A inspiração para o modelo veio de Nova Roma do Sul, município que reconstruiu uma ponte destruída pelas águas em tempo recorde no ano passado. A mobilização da comunidade arrecadou R$ 9 milhões para a construção da nova travessia. Da mesma forma que o Reconstrói RS, outros fundos liderados por grandes companhias e empresários, como RegeneraRS, Movimento Próximos Passos, Gerando Falcões e Gerdau e Instituto Cultural Floresta (IFC) vêm viabilizando uma série de projetos.
— É uma matemática que viemos aprendendo ao longo dos anos, baseada em exemplos como o de Nova Roma do Sul, onde se conseguiu fazer uma ponte mais rápida, mais barata e, efetivamente, mais resistente e resiliente. Esse é o exemplo que temos de seguir, juntando a ideia do privado e do associativismo para que as coisas aconteçam mais rápido — diz Douglas Ciechowicz, vice-presidente de micro e pequenas empresas da Federasul.
Com um dos pilares fincados na reconstrução de infraestruturas rodoviárias, a Randoncorp foi uma das gaúchas que destinou recursos para a retomada do Estado. A empresa também incluiu ações de cunho social e de suporte ao empreendedorismo.
— Em algum momento tivemos algo como 90% das estradas do Estado com bloqueios múltiplos, queda de terra, destruição da base da estrada, pontes que desapareceram, então optamos por trabalhar com a reconstrução desses pontos — explica o CEO da Randoncorp, Sérgio Carvalho.
Por meio de financiamentos ou assumindo a coordenação de projetos, a empresa assumiu a reconstrução de 11 pontes em regiões da Serra e do Vale do Taquari, duas regiões fortemente afetadas pela enchente.
Em Santa Tereza, na Serra, onde a participação foi maior com o fornecimento de toda a estrutura metálica, a ponte de 30 metros deve estar pronta no ano que vem. Outras 10 travessias menores, erguidas com parceria de entidades e doação de material de outras empresas, devem ser todas concluídas até a primeira metade de 2025.
O CEO menciona a importância de se recorrer à expertise da indústria em geral para atuar em momentos de decisões rápidas e assertivas, como nos episódios de maio:
— Sabemos que, em um primeiro momento, há um nível de paralisação e de choque muito grande vindo da catástrofe em si. Mas é um momento de mostrar a liderança. A participação da indústria, de forma direta ou no sentido de orientação, de criação de grupos de trabalho, tem formas muito semelhantes àquilo que fazemos no nosso dia a dia. Então, temos muito o que contribuir, não apenas pelo lado financeiro, mas também no processo de priorização, de desenvolvimento de soluções, análises e prioridades para o Estado.
Legado em resgate
No campo imaterial, foram muitas as memórias e tradições levadas pela força da água, destruindo locais simbólicos para a manutenção da cultura gaúcha. Expandindo os esforços de reconstrução para além das infraestruturas físicas, a Corsan Aegea desenvolveu projetos que revitalizassem essas áreas.

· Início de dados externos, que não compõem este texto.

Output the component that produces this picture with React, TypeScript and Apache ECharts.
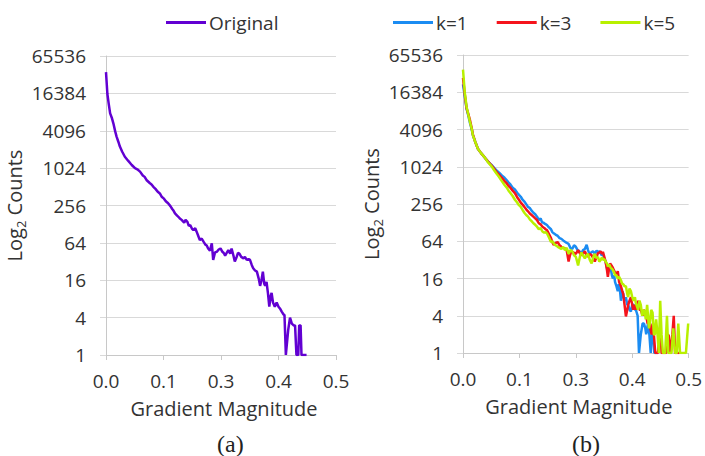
import React, { useEffect, useRef } from 'react';
import * as echarts from 'echarts';

// ---------- data ----------
const originalData: [number, number][] = [
  [0.000, 36000], [0.003, 16000], [0.006, 11000], [0.009, 7800], [0.013, 6500], [0.016, 5400],
  [0.020, 4000], [0.023, 3300], [0.027, 2700], [0.030, 2300], [0.035, 1900], [0.041, 1560],
  [0.048, 1350], [0.056, 1150], [0.063, 1020], [0.068, 980], [0.074, 900], [0.080, 780],
  [0.084, 740], [0.088, 660], [0.095, 590], [0.099, 560], [0.103, 512], [0.108, 470],
  [0.112, 430], [0.117, 400], [0.121, 355], [0.126, 330], [0.130, 300], [0.135, 278],
  [0.140, 250], [0.144, 225], [0.147, 210], [0.150, 191], [0.155, 175], [0.160, 160],
  [0.165, 149], [0.170, 135], [0.173, 150], [0.177, 140], [0.180, 120], [0.183, 124],
  [0.187, 108], [0.190, 103], [0.194, 110], [0.197, 97], [0.200, 85], [0.204, 71],
  [0.208, 75], [0.212, 67], [0.216, 60], [0.219, 58], [0.222, 52], [0.226, 48],
  [0.230, 63], [0.233, 34], [0.237, 45], [0.241, 46], [0.245, 50], [0.249, 52],
  [0.253, 46], [0.256, 44], [0.259, 40], [0.263, 45], [0.266, 49], [0.270, 43],
  [0.273, 52], [0.277, 40], [0.280, 32], [0.284, 38], [0.287, 44], [0.290, 43],
  [0.294, 38], [0.299, 36], [0.302, 38], [0.306, 34], [0.310, 35], [0.313, 34],
  [0.317, 28], [0.320, 25], [0.324, 23], [0.328, 22], [0.332, 17], [0.335, 13],
  [0.338, 16], [0.341, 22], [0.344, 14], [0.346, 13], [0.349, 15], [0.352, 10],
  [0.355, 6], [0.358, 9], [0.360, 10], [0.363, 7], [0.367, 6], [0.371, 7],
  [0.375, 6], [0.379, 5.5], [0.382, 5], [0.386, 4.5], [0.388, 4.4], [0.391, 1],
  [0.396, 2.5], [0.400, 4], [0.404, 3.2], [0.408, 3], [0.411, 3], [0.414, 1],
  [0.418, 1], [0.420, 3], [0.423, 3], [0.425, 1], [0.436, 1],
];

const k1Data: [number, number][] = [
  [0, 22000], [0.004, 14000], [0.008, 8800], [0.012, 6800], [0.015, 5400], [0.019, 4200],
  [0.022, 3300], [0.027, 2600], [0.033, 2000], [0.040, 1700], [0.048, 1450], [0.055, 1250],
  [0.063, 1100], [0.069, 980], [0.075, 880], [0.080, 820], [0.086, 740], [0.092, 680],
  [0.097, 620], [0.101, 570], [0.105, 530], [0.110, 470], [0.115, 440], [0.120, 390],
  [0.124, 360], [0.128, 335], [0.132, 300], [0.136, 280], [0.140, 255], [0.144, 230],
  [0.148, 220], [0.152, 200], [0.156, 185], [0.160, 175], [0.164, 160], [0.168, 141],
  [0.172, 150], [0.175, 130], [0.178, 128], [0.182, 122], [0.186, 117], [0.190, 108],
  [0.195, 100], [0.198, 90], [0.201, 86], [0.205, 82], [0.210, 78], [0.214, 72],
  [0.218, 70], [0.222, 66], [0.226, 63], [0.230, 60], [0.234, 58], [0.238, 50],
  [0.242, 48], [0.246, 55], [0.250, 52], [0.254, 46], [0.258, 44], [0.262, 40],
  [0.266, 46], [0.270, 48], [0.274, 56], [0.277, 46], [0.280, 40], [0.284, 42],
  [0.288, 44], [0.292, 40], [0.296, 45], [0.299, 43], [0.303, 44], [0.307, 38],
  [0.310, 40], [0.313, 34], [0.316, 30], [0.319, 24], [0.321, 21], [0.324, 26],
  [0.327, 24], [0.330, 18], [0.332, 16], [0.335, 18], [0.337, 14], [0.340, 12],
  [0.343, 10], [0.345, 13], [0.347, 12], [0.350, 7], [0.353, 10], [0.355, 9],
  [0.358, 7], [0.361, 8], [0.364, 6], [0.366, 6], [0.369, 5], [0.372, 4.7],
  [0.375, 6], [0.378, 6], [0.381, 5], [0.383, 5], [0.387, 4], [0.390, 1],
  [0.394, 2], [0.398, 3], [0.401, 3], [0.404, 2.5], [0.406, 2], [0.410, 3],
  [0.413, 2], [0.416, 1], [0.419, 2], [0.422, 2], [0.424, 1], [0.432, 1],
];

const k3Data: [number, number][] = [
  [0, 28000], [0.004, 15000], [0.008, 9000], [0.012, 7200], [0.015, 6000], [0.019, 4400],
  [0.022, 3400], [0.027, 2600], [0.033, 2000], [0.040, 1700], [0.048, 1450], [0.055, 1250],
  [0.063, 1080], [0.069, 950], [0.075, 830], [0.080, 760], [0.086, 680], [0.092, 600],
  [0.097, 550], [0.101, 500], [0.105, 470], [0.110, 420], [0.115, 385], [0.120, 330],
  [0.124, 300], [0.128, 270], [0.132, 250], [0.136, 230], [0.140, 210], [0.144, 195],
  [0.148, 180], [0.152, 170], [0.156, 160], [0.160, 150], [0.164, 141], [0.168, 125],
  [0.172, 120], [0.176, 110], [0.180, 105], [0.183, 100], [0.186, 97], [0.190, 85],
  [0.195, 72], [0.198, 62], [0.201, 56], [0.205, 60], [0.210, 62], [0.214, 55],
  [0.218, 52], [0.222, 50], [0.226, 49], [0.230, 45], [0.234, 30], [0.237, 38],
  [0.240, 44], [0.245, 42], [0.250, 40], [0.255, 46], [0.258, 42], [0.262, 38],
  [0.266, 40], [0.270, 44], [0.274, 38], [0.277, 36], [0.281, 40], [0.285, 38],
  [0.289, 34], [0.292, 30], [0.296, 36], [0.299, 41], [0.302, 42], [0.305, 44],
  [0.308, 40], [0.310, 43], [0.313, 36], [0.316, 30], [0.319, 22], [0.321, 17],
  [0.324, 24], [0.326, 28], [0.329, 26], [0.332, 24], [0.334, 22], [0.337, 20],
  [0.340, 18], [0.343, 21], [0.346, 14], [0.348, 13], [0.350, 12], [0.353, 10],
  [0.355, 9], [0.358, 6], [0.361, 3.9], [0.364, 5], [0.366, 6], [0.369, 7],
  [0.372, 8], [0.375, 6], [0.377, 5], [0.380, 6], [0.383, 5], [0.386, 6],
  [0.388, 7], [0.391, 5], [0.394, 5], [0.398, 4], [0.401, 5], [0.404, 4.5],
  [0.406, 4], [0.409, 3], [0.412, 3.4], [0.415, 2.5], [0.418, 2], [0.420, 3],
  [0.422, 2.5], [0.426, 1], [0.432, 1], [0.435, 2], [0.437, 2.8], [0.440, 1],
  [0.450, 1], [0.454, 2], [0.456, 1.9], [0.459, 1], [0.464, 2], [0.467, 4],
  [0.470, 1], [0.480, 1],
];

const k5Data: [number, number][] = [
  [0, 38000], [0.004, 16000], [0.008, 9500], [0.012, 7000], [0.015, 5600], [0.019, 4300],
  [0.022, 3300], [0.027, 2600], [0.033, 2000], [0.040, 1700], [0.048, 1450], [0.055, 1220],
  [0.063, 1050], [0.069, 900], [0.075, 780], [0.080, 700], [0.086, 600], [0.092, 520],
  [0.097, 470], [0.101, 420], [0.105, 385], [0.110, 345], [0.115, 300], [0.120, 270],
  [0.124, 245], [0.128, 230], [0.132, 205], [0.136, 185], [0.140, 170], [0.144, 160],
  [0.148, 145], [0.152, 135], [0.156, 125], [0.160, 118], [0.164, 110], [0.168, 100],
  [0.172, 104], [0.176, 92], [0.180, 88], [0.183, 90], [0.186, 86], [0.190, 75],
  [0.195, 62], [0.198, 64], [0.201, 59], [0.205, 55], [0.210, 52], [0.214, 50],
  [0.218, 48], [0.222, 52], [0.226, 46], [0.230, 50], [0.234, 40], [0.238, 46],
  [0.242, 44], [0.246, 38], [0.250, 36], [0.253, 30], [0.255, 26], [0.259, 36],
  [0.262, 42], [0.266, 38], [0.270, 34], [0.274, 38], [0.277, 40], [0.281, 32],
  [0.285, 28], [0.289, 36], [0.292, 40], [0.296, 34], [0.299, 36], [0.302, 30],
  [0.305, 32], [0.308, 35], [0.310, 32], [0.313, 33], [0.316, 30], [0.319, 28],
  [0.321, 25], [0.324, 27], [0.327, 24], [0.330, 23], [0.332, 22], [0.335, 20],
  [0.337, 18], [0.340, 18], [0.343, 16], [0.346, 17], [0.350, 15], [0.353, 13],
  [0.355, 13], [0.358, 12], [0.361, 12], [0.364, 9], [0.366, 8], [0.369, 11],
  [0.372, 10], [0.375, 8], [0.378, 7], [0.381, 8], [0.383, 6.4], [0.386, 5.5],
  [0.388, 5], [0.391, 7], [0.394, 6], [0.397, 4], [0.400, 5], [0.403, 4.5],
  [0.405, 3.5], [0.408, 6], [0.410, 4], [0.412, 2.5], [0.414, 3], [0.417, 5],
  [0.420, 4.5], [0.423, 2], [0.425, 2], [0.428, 3.5], [0.431, 2], [0.434, 1],
  [0.437, 7], [0.440, 2], [0.443, 1], [0.448, 1], [0.452, 4], [0.455, 1],
  [0.462, 1], [0.466, 2.5], [0.470, 1], [0.474, 1], [0.477, 3], [0.481, 1],
  [0.494, 1], [0.499, 3],
];

const xTickLabels = ['0.0', '0.1', '0.3', '0.4', '0.5'];
const yTickLabels = ['1', '4', '16', '64', '256', '1024', '4096', '16384', '65536'];
const seriesNamesA = ['Original'];
const seriesNamesB = ['k=1', 'k=3', 'k=5'];
const captions = ['(a)', '(b)'];
const xTitle = 'Gradient Magnitude';

const FONT = '"Open Sans", "Noto Sans", sans-serif';
const SERIF = '"Liberation Serif", "Times New Roman", serif';
const TXT = '#333333';
const FS = 20;
const FS_TICK = 19;

function makeXAxis(gridIndex: number) {
  return {
    type: 'value',
    gridIndex,
    min: 0,
    max: 0.5,
    interval: 0.125,
    name: xTitle,
    nameLocation: 'middle',
    nameGap: 43,
    nameTextStyle: { fontSize: FS, color: TXT, fontFamily: FONT, padding: [0, 0, 0, 6] },
    axisLine: { show: true, lineStyle: { color: '#c8c8c8', width: 1 } },
    axisTick: { show: true, length: 5, lineStyle: { color: '#c8c8c8' } },
    axisLabel: {
      fontSize: FS_TICK,
      color: TXT,
      fontFamily: FONT,
      margin: 16,
      formatter: (v: number) => xTickLabels[Math.round(v / 0.125)],
    },
    splitLine: { show: false },
  };
}

function makeYAxis(gridIndex: number) {
  return {
    type: 'log',
    gridIndex,
    logBase: 4,
    min: 1,
    max: 65536,
    splitNumber: 8,
    name: '{n|Log}{s|2}{n| Counts}',
    nameLocation: 'middle',
    nameRotate: 90,
    nameGap: 55,
    nameTextStyle: {
      color: TXT,
      fontFamily: FONT,
      rich: {
        n: { fontSize: FS, lineHeight: 26, color: TXT, fontFamily: FONT },
        s: { fontSize: 13, lineHeight: 13, verticalAlign: 'bottom', color: TXT, fontFamily: FONT },
      },
    },
    axisLine: { show: true, lineStyle: { color: '#c8c8c8', width: 1 } },
    axisTick: { show: true, length: 6, lineStyle: { color: '#d9d9d9' } },
    axisLabel: {
      fontSize: FS_TICK,
      color: TXT,
      fontFamily: FONT,
      margin: 20,
      formatter: (v: number) => yTickLabels[Math.round(Math.log(v) / Math.log(4))],
    },
    splitLine: { show: true, lineStyle: { color: '#d9d9d9', width: 1 } },
    minorTick: { show: false },
  };
}

function lineSeries(name: string, data: [number, number][], color: string, idx: number) {
  return {
    type: 'line',
    name,
    data,
    xAxisIndex: idx,
    yAxisIndex: idx,
    symbol: 'none',
    lineStyle: { color, width: 2.5 },
    itemStyle: { color },
    emphasis: { disabled: true },
  };
}

export default function App() {
  const ref = useRef<HTMLDivElement>(null);

  useEffect(() => {
    document.body.style.margin = '0';
    if (!ref.current) return;
    const chart = echarts.init(ref.current, undefined, { renderer: 'svg' });
    const legendText = { fontSize: FS_TICK, color: TXT, fontFamily: FONT, padding: [0, 0, 0, -2] };
    const legendBase = {
      top: 13,
      padding: 0,
      icon: 'rect',
      itemWidth: 40,
      itemHeight: 3,
      itemGap: 29,
      textStyle: legendText,
      selectedMode: false,
    };
    chart.setOption({
      animation: false,
      backgroundColor: '#ffffff',
      textStyle: { fontFamily: FONT },
      grid: [
        { left: 106, top: 56, width: 230, height: 299 },
        { left: 463, top: 55, width: 229, height: 298 },
      ],
      xAxis: [makeXAxis(0), makeXAxis(1)],
      yAxis: [makeYAxis(0), makeYAxis(1)],
      legend: [
        { ...legendBase, data: seriesNamesA, left: 166 },
        { ...legendBase, data: seriesNamesB, left: 393 },
      ],
      series: [
        lineSeries(seriesNamesA[0], originalData, '#6200d2', 0),
        lineSeries(seriesNamesB[0], k1Data, '#1b8cf2', 1),
        lineSeries(seriesNamesB[1], k3Data, '#f5141c', 1),
        lineSeries(seriesNamesB[2], k5Data, '#b8f000', 1),
      ],
      graphic: [
        {
          type: 'text',
          left: 217,
          top: 432,
          style: { text: captions[0], fontSize: 24, fill: '#222', fontFamily: SERIF },
        },
        {
          type: 'text',
          left: 572,
          top: 432,
          style: { text: captions[1], fontSize: 24, fill: '#222', fontFamily: SERIF },
        },
      ],
    });
    return () => chart.dispose();
  }, []);

  return <div ref={ref} style={{ width: 705, height: 456 }} />;
}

A operação, viabilizada em parceria com prefeituras, envolveu o uso de maquinários pesados, além de 60 profissionais que atuaram diretamente nas cidades mais afetadas.
Samanta Takimi, diretora-presidente da Corsan, recorda que as ações incluíram a limpeza de vias públicas, desobstrução de redes de drenagem e remoção de entulhos. Nos locais simbólicos, como o CTG Porteira da Tradição e a Biblioteca Pública de Eldorado do Sul, a empresa se concentrou no resgate da identidade cultural, oferecendo maquinários e equipes para revitalizar esses espaços.

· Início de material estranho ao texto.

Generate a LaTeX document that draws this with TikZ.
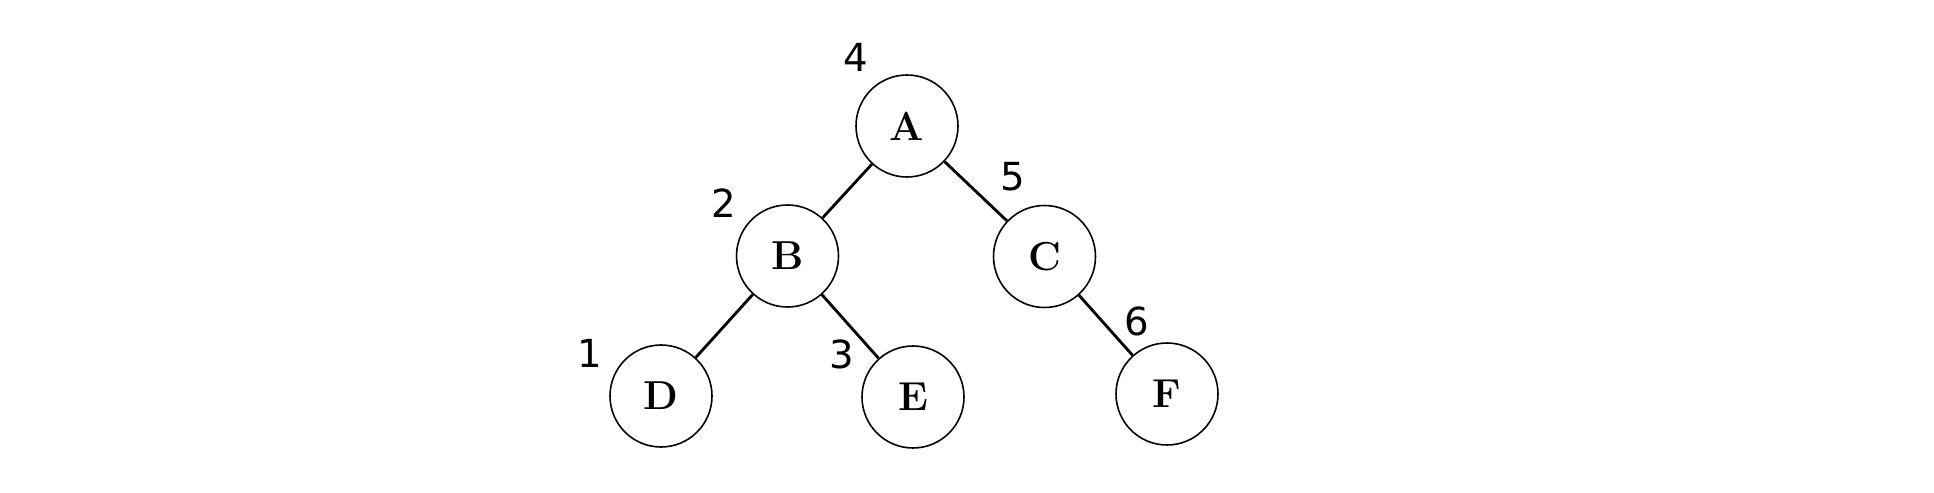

— Resgatar a identidade é essencial para a reconstrução emocional e cultural das comunidades. Espaços como CTGs e bibliotecas são muito mais do que estruturas físicas. Eles simbolizam as tradições, os valores e a força do povo gaúcho. Revitalizá-los reforça o sentimento de pertencimento e oferece um ponto de partida para a reconstrução da alma coletiva após uma tragédia — destacou Samanta.